A la hora en que Epicentro y sus compinches actuaban cerca de Pedro Muñoz, esta cronista se encontraba en su mesa de trabajo en un piso alto del Este de Madrid. De repente vibraron las paredes y el suelo, y las ventanas parecieron salirse del marco: literalmente se desquiciaron. Todo se agitó unos segundos, y aunque ocurrió suavemente, resultó de una violencia inquietante, más desazonadora aún por la sordina. Parecía que la casa estuviera sintiendo la sacudida de un orgasmo incipiente, algo tan inverosímil que sólo podía ir seguido de un cataclismo desconocido. Al final la cosa fue breve y quedó en orgasmito: se ve que Atlas no agarró bien a la Tierra. Eso, o que cuando la tenía cogida por donde debía se movió una placa tectónica y se les fue el plan al garete.

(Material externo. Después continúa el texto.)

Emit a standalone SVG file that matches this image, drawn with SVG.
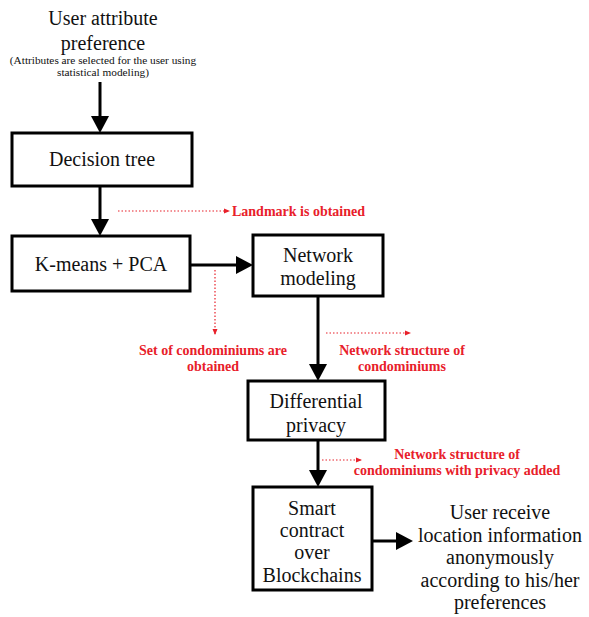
<svg xmlns="http://www.w3.org/2000/svg" width="589" height="617" viewBox="0 0 589 617">
  <style>
    .box { fill: #fff; stroke: #000; stroke-width: 3; }
    .t { font-family: "Liberation Serif", "Times New Roman", serif; font-size: 20px; fill: #111; text-anchor: middle; }
    .s { font-family: "Liberation Serif", "Times New Roman", serif; font-size: 11.3px; fill: #111; text-anchor: middle; }
    .r { font-family: "Liberation Serif", "Times New Roman", serif; font-size: 14px; font-weight: bold; fill: #e8202a; text-anchor: middle; }
    .line { stroke: #000; stroke-width: 3; fill: none; }
    .head { fill: #000; }
    .note { stroke: #e8202a; stroke-width: 1.2; stroke-dasharray: 1.5 2; fill: none; marker-end: url(#rh); }
  </style>
  <defs>
    <marker id="rh" markerWidth="6" markerHeight="6" refX="5" refY="3" orient="auto" markerUnits="userSpaceOnUse">
      <path d="M0,0.5 L6,3 L0,5.5 Z" fill="#e8202a"/>
    </marker>
  </defs>

  <g id="connectors">
    <path class="line" d="M100,82 V118"/>
    <path class="head" d="M91,116 L109,116 L100,133 Z"/>
    <path class="line" d="M100,186 V221"/>
    <path class="head" d="M91,219 L109,219 L100,236 Z"/>
    <path class="line" d="M190,265 H238"/>
    <path class="head" d="M236,256 L253,265 L236,274 Z"/>
    <path class="line" d="M318,296 V366"/>
    <path class="head" d="M309,364 L327,364 L318,381 Z"/>
    <path class="line" d="M318,440 V472"/>
    <path class="head" d="M309,470 L327,470 L318,487 Z"/>
    <path class="line" d="M372,541 H398"/>
    <path class="head" d="M396,532 L413,541 L396,550 Z"/>

    <path class="note" d="M118,211 H229"/>
    <path class="note" d="M215,270 V334"/>
    <path class="note" d="M326,333 H410"/>
    <path class="note" d="M322,460 H361"/>
  </g>

  <g id="start">
    <text class="t" x="103" y="25">User attribute</text>
    <text class="t" x="103" y="50">preference</text>
    <text class="s" x="103" y="64">(Attributes are selected for the user using</text>
    <text class="s" x="103" y="76">statistical modeling)</text>
  </g>

  <g id="decision-tree">
    <rect class="box" x="12" y="133" width="180" height="53"/>
    <text class="t" x="102" y="166">Decision tree</text>
  </g>

  <g id="kmeans-pca">
    <rect class="box" x="12" y="236" width="178" height="55"/>
    <text class="t" x="101" y="271">K-means + PCA</text>
  </g>

  <g id="network-modeling">
    <rect class="box" x="253" y="235" width="130" height="61"/>
    <text class="t" x="318" y="262">Network</text>
    <text class="t" x="318" y="285">modeling</text>
  </g>

  <g id="differential-privacy">
    <rect class="box" x="248" y="381" width="137" height="59"/>
    <text class="t" x="316" y="408">Differential</text>
    <text class="t" x="316" y="432">privacy</text>
  </g>

  <g id="smart-contract">
    <rect class="box" x="253" y="487" width="119" height="103"/>
    <text class="t" x="312" y="515">Smart</text>
    <text class="t" x="312" y="537">contract</text>
    <text class="t" x="312" y="559">over</text>
    <text class="t" x="312" y="582">Blockchains</text>
  </g>

  <g id="result">
    <text class="t" x="500" y="519">User receive</text>
    <text class="t" x="500" y="541.5">location information</text>
    <text class="t" x="500" y="564">anonymously</text>
    <text class="t" x="500" y="586.5">according to his/her</text>
    <text class="t" x="500" y="609">preferences</text>
  </g>

  <g id="labels">
    <text class="r" x="232" y="216" style="text-anchor:start">Landmark is obtained</text>
    <text class="r" x="213" y="355">Set of condominiums are</text>
    <text class="r" x="213" y="371">obtained</text>
    <text class="r" x="402" y="355">Network structure of</text>
    <text class="r" x="402" y="371">condominiums</text>
    <text class="r" x="457" y="459">Network structure of</text>
    <text class="r" x="457" y="475">condominiums with privacy added</text>
  </g>
</svg>
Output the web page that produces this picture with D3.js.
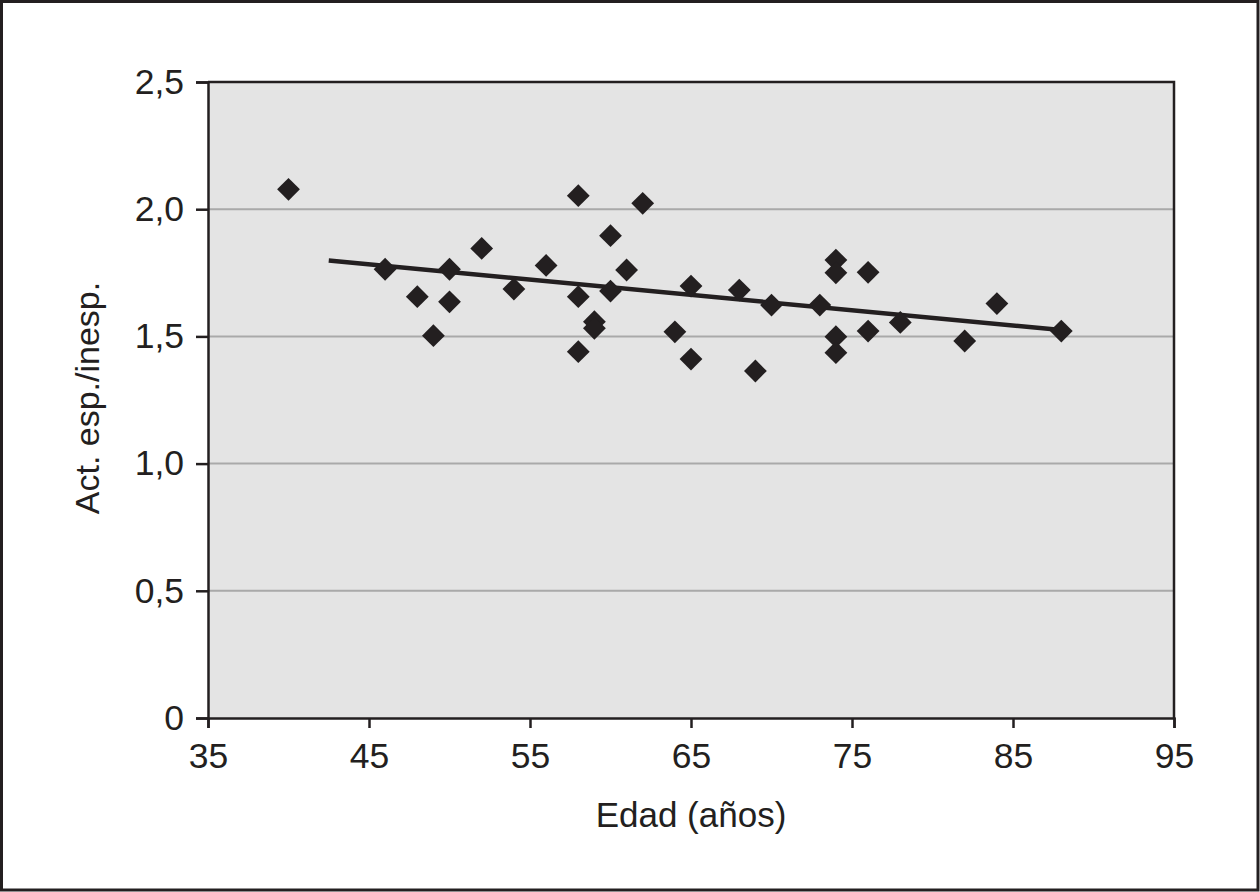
<!DOCTYPE html>
<html><head><meta charset="utf-8">
<script src="https://cdn.jsdelivr.net/npm/d3@7"></script>
<style>html,body{margin:0;padding:0;background:#fff;} svg{display:block;}</style>
</head><body>
<script>
// Data
const edad = [40,46,48,49,50,50,52,54,56,58,58,58,59,59,60,60,61,62,64,65,65,68,69,70,73,74,74,74,74,76,76,78,82,84,88];
const ratio = [2.078,1.764,1.656,1.503,1.764,1.636,1.846,1.686,1.779,2.053,1.656,1.440,1.558,1.532,1.896,1.678,1.761,2.023,1.518,1.698,1.411,1.682,1.364,1.623,1.623,1.800,1.750,1.499,1.436,1.752,1.521,1.555,1.482,1.629,1.521];
const trendX = [42.5, 88];
const trendY = [1.798, 1.525];
const xTicks = [35,45,55,65,75,85,95];
const yTicks = [0,0.5,1.0,1.5,2.0,2.5];
const xTitle = "Edad (años)";
const yTitle = "Act. esp./inesp.";

const W = 1260, H = 892;
const m = {left:208, top:82, right:1174, bottom:718};
const svg = d3.select("body").append("svg").attr("width",W).attr("height",H);
const font = "'Liberation Sans', Arial, Helvetica, sans-serif";

// outer frame
svg.append("rect").attr("x",1.5).attr("y",1.5).attr("width",W-3.5).attr("height",H-3.5)
  .attr("fill","#fff").attr("stroke","#231f20").attr("stroke-width",3);

const x = d3.scaleLinear().domain([35,95]).range([m.left,m.right]);
const y = d3.scaleLinear().domain([0,2.5]).range([m.bottom,m.top]);

// plot background
svg.append("rect").attr("x",m.left).attr("y",m.top).attr("width",m.right-m.left).attr("height",m.bottom-m.top)
  .attr("fill","#e4e4e4");

// gridlines
svg.append("g").selectAll("line").data(yTicks.filter(d=>d>0 && d<2.5)).join("line")
  .attr("x1",m.left).attr("x2",m.right).attr("y1",d=>y(d)).attr("y2",d=>y(d))
  .attr("stroke","#a9a9a9").attr("stroke-width",2);

// top/right border
svg.append("path").attr("d",`M${m.left},${m.top}H${m.right}V${m.bottom}`)
  .attr("fill","none").attr("stroke","#231f20").attr("stroke-width",2.5);

const fmt = d => d===0 ? "0" : d3.format(".1f")(d).replace(".",",");

// y axis
const yAxis = svg.append("g").attr("transform",`translate(${m.left},0)`)
  .call(d3.axisLeft(y).tickValues(yTicks).tickFormat(fmt).tickSizeOuter(0).tickSize(12).tickPadding(12));
// x axis
const xAxis = svg.append("g").attr("transform",`translate(0,${m.bottom})`)
  .call(d3.axisBottom(x).tickValues(xTicks).tickFormat(d3.format("d")).tickSizeOuter(0).tickSize(10).tickPadding(15));
[yAxis,xAxis].forEach(g=>{
  g.selectAll(".domain").attr("stroke","#231f20").attr("stroke-width",2.5);
  g.selectAll(".tick line").attr("stroke","#231f20").attr("stroke-width",2.5);
  g.selectAll("text").attr("fill","#231f20").style("font-family",font).style("font-size","35.5px");
});

// trend line
svg.append("line").attr("x1",x(trendX[0])).attr("y1",y(trendY[0])).attr("x2",x(trendX[1])).attr("y2",y(trendY[1]))
  .attr("stroke","#231f20").attr("stroke-width",4.5);

// markers
const sym = d3.symbol().type(d3.symbolSquare).size(260);
svg.append("g").selectAll("path").data(edad.map((d,i)=>[d,ratio[i]])).join("path")
  .attr("d",sym).attr("transform",d=>`translate(${x(d[0])},${y(d[1])}) rotate(45)`)
  .attr("fill","#231f20");

// titles
svg.append("text").attr("x",(m.left+m.right)/2).attr("y",827).attr("text-anchor","middle")
  .style("font-family",font).style("font-size","35px").attr("fill","#231f20").text(xTitle);
svg.append("text").attr("transform",`translate(99,${(m.top+m.bottom)/2 - 2}) rotate(-90)`).attr("text-anchor","middle")
  .style("font-family",font).style("font-size","34px").attr("fill","#231f20").text(yTitle);
</script>
</body></html>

El de ayer fue, lo confieso, mi primer terremoto y mi momento Juan sin Miedo. Ahora sé que el pánico no es un estado de nervios sino una certeza: está ocurriendo algo muy peligroso y no sé qué es. Y sí, una voz te dice: «Sal corriendo». Pero como en casa el negociado de instintos lo lleva la perra, y seguía dormitando bajo la mesa, pensé que era mejor no perder la compostura. Lo clavó: 5,1 grados Richter, o sea, nada.
En todo caso, si hubiera tenido que huir con lo puesto, me habría vestido con mis álbumes de fotos y algunos cuadernos. Porque en la peor hipótesis -que tu casa se desintegre y sólo queden los escombros-, se hace cierta la afirmación de Bierce: «Los recuerdos son el mayor lujo de los desafortunados». Para todo lo demás, Mastercard.